Some of the distortions were due to the collapse of communications and the sense of horror at what was unfolding. Some were the hallmark of an over-eager, under-informed news media - who, six years ago, managed to get wronng almost all the basic details of the shootings at Columbine High School in Colorado. And some of it appears to have been fuelled by fear of - occasionally bordering on bigotry towards - a poor, desperate, largely black population.

In New Orleans' whiter, affluent western suburbs, stories spread after the hurricane of gangs of looters taking over one community after another. No such thing happened. Residents openly described the urban poor as " animals" and indicated they were willing to believe just about anything about them. Once the National Guard arrived in the city, soldiers charged with securing the perimeter of the Superdome warned journalists they would not be safe going inside.

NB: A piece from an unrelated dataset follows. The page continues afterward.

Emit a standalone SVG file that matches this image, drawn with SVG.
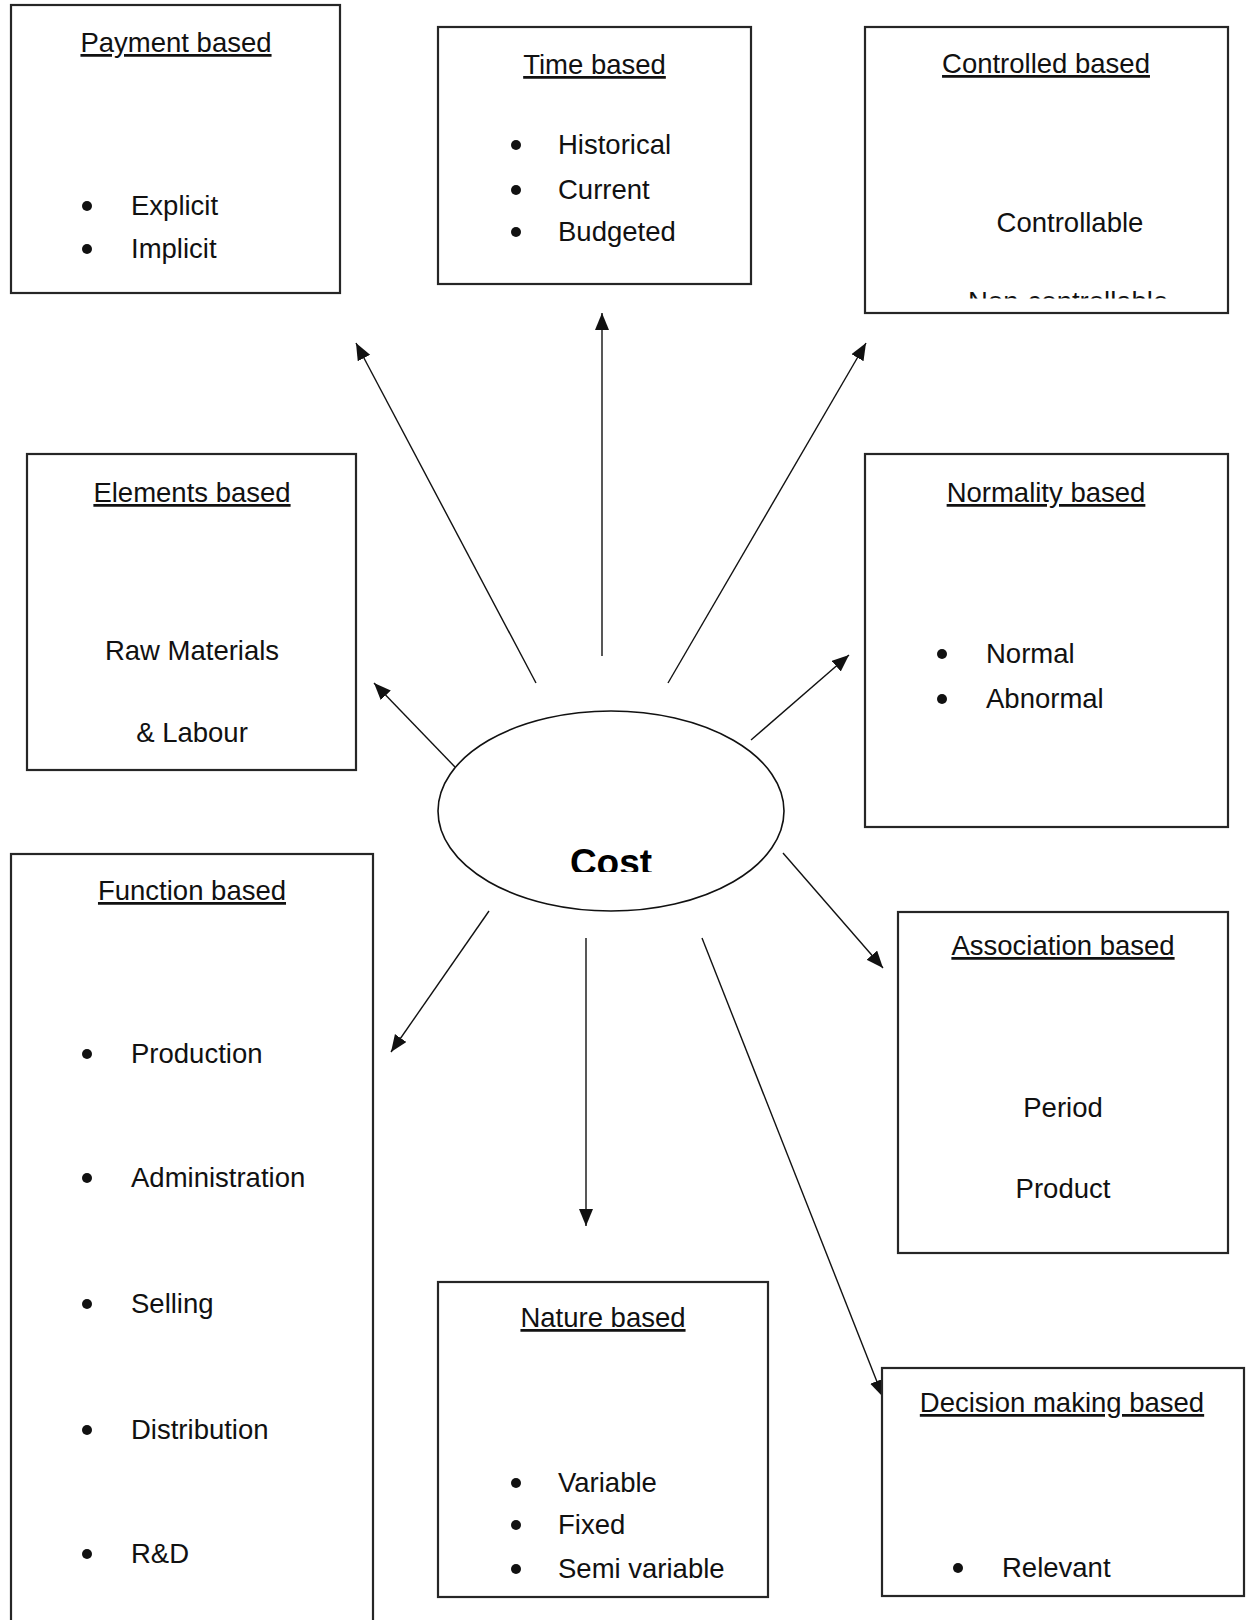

The inside turned out to be chaotic, fetid and stiflingly hot, but very far from the violent hellhole advertised. "It just morphed into this mythical place where the most unthinkable deeds were being done," Ed Bush of the National Guard told yesterday's Los Angeles Times. Only now, one month later, is the record being set straight.

Even as far afield as Baton Rouge, the state capital 80 miles to the north-west, rumours of a crime wave created by thousands of evacuees from New Orleans triggered such a panic that the campus of Louisiana State University was locked down for almost a day. Police later said the only crime they had logged in the city was a single minor incident involving a knife at a temporary shelter. Nobody was hurt .

Fact and fiction

* MYTH: Shootings and stabbings at the Superdome.

TRUTH: If there were, they were not fatal.

* MYTH: 24 dead at convention centre amid gun violence.

TRUTH: Four bodies recovered, one showed signs of murder.

* MYTH: Affluent suburbs taken over by gangs of looters.

TRUTH: Looters did not take over communities.

* MYTH: In Baton Rouge, evacuees created a crime wave. (In the atmosphere of panic Louisiana State University was locked down.)